One story that's unrelated to the "safety" side of it... I was reminded of it just now by Fujita Yuji's comment about the beauty of it.

I was in a plane...probably around Summer of 2000...flying from Washington DC to Chicago late at night. Storms were freakishly bad all over the Eastern half of the US, and my 4:00pm flight finally departed around 9:30pm. Honestly, I'm not even sure how we caught a gap in the thunderstorms long enough to take off but we did.

I was treated to a lightning show like nothing I'd ever seen on earth.

Looking down into the tops of the clouds at 40,000 ft was amazing: just to see the cloud tops light up like yellow-pink-orange mushroom clouds.
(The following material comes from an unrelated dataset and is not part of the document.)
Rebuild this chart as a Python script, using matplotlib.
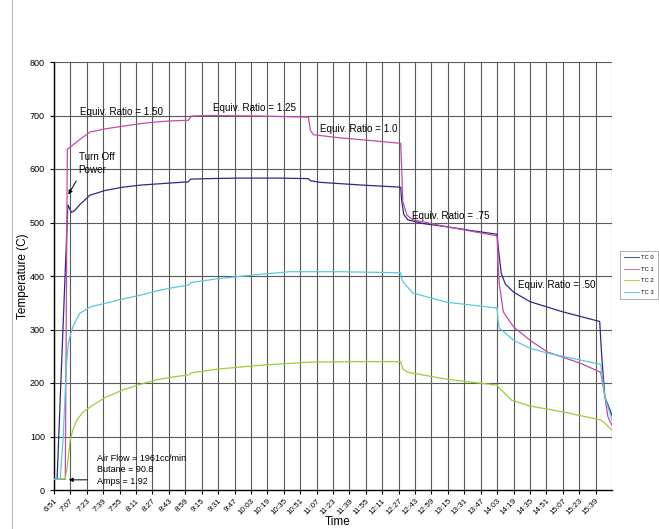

Here's a daytime picture I found that's close to what I saw.

20021110_lightning.jpg


At one point--I figure it might have been over Ohio--I looked straight down into this swirling mass of fire. A prolonged lightning discharge went from cloud to cloud to cloud, and lit up this slowly rotating whirlpool of clouds like a fiery mass of hell.

There's no picture out there anything like that mess.

Beautiful? Yeah, maybe, but it scared the piss out of me looking into that yawning chasm of fire. In about two seconds, it was over and pitch black took over, punctuated by a few distant blossoms of lightning here and there.

That said, it was an amazingly smooth flight! Barely any turbulence, despite the chaotically unstable air masses below us.